It appears I was eight months early in predicting mainstream recognition of economic depression “towards the end of 2010” in RGD:
We can only hope that the politicians huddled in Washington and Brussels succeed in averting these threats. But here’s the thing: Even if we manage to avoid immediate catastrophe, the deals being struck on both sides of the Atlantic are almost guaranteed to make the broader economic slump worse.
In fact, policy makers seem determined to perpetuate what I’ve taken to calling the Lesser Depression, the prolonged era of high unemployment that began with the Great Recession of 2007-2009 and continues to this day, more than two years after the recession supposedly ended.
Of course, Paul Krugman has no idea what he’s talking about. This is not a lesser depression, it is a larger depression.
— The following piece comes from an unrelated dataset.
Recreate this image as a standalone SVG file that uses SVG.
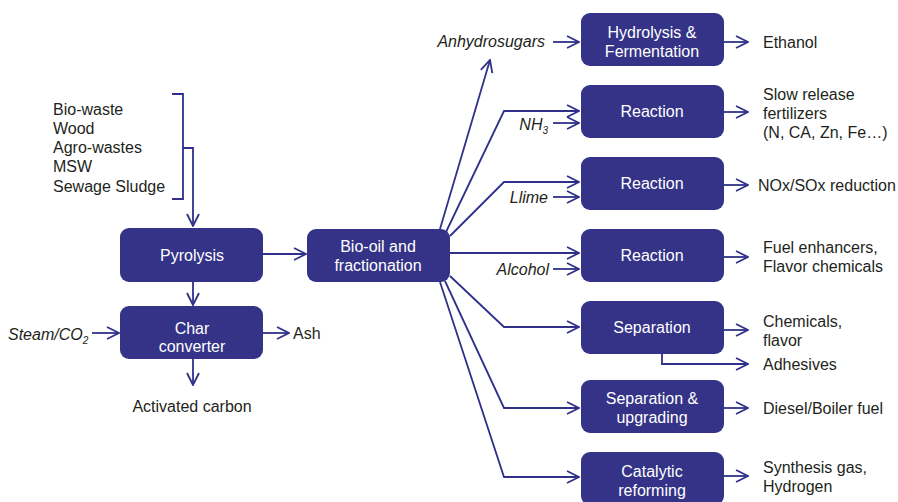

The full scale and scope simply isn’t apparent yet.
That’s why I referred to it as “the Great Depression 2.0” in RGD. In the 1930s, only the USA exacerbated the situation with Keynesian stimulus policies. In the 2000s, China, Japan, and the European countries all engaged in such policies, with China and Japan spending an even greater portion of their GDP on them than the USA. Therefore, we can expect the Great Depression 2.0 to be a genuinely worldwide one, as opposed to a mostly American one in the 1930s. It’s not that Europe didn’t experience a depression, but it wasn’t known as a “Great” depression because it was largely over by 1933.
“Europe’s subsequent decline was gentler, shorter, and smaller as European governments did not engage in the same heroic attempts to fight the effects of the contraction that the U.S. government did. There was no European Reconstruction Finance Corporation or New Deal to prolong the downturn, so the European economies hit their collective nadir in 1932 and had already grown past their pre-depression levels in 1936. With the exception of Germany, which suffered from the economic complications of a socialist government, crushing war reparations, and the famous Weimar Republic hyperinflation, unemployment in Europe was lower than in the United States. While U.S. unemployment reached an estimated peak of 24.9 percent in 1933, British unemployment peaked at 17 percent in 1932 and French unemployment never even reached double digits. Japan saw neither a big pre-1929 boom nor a massive post-1929 bust….”
– RGD, p. 178
UPDATE: Okay, this comment made me laugh.
I’m honestly sorry to say this, but when you start your article with “Amanda Marcotte is right,” you’ve pretty much just taken your credibility, shot it in the back of the head, and are now frantically digging a hole to bury the corpse in before somebody comes to investigate the loud noise.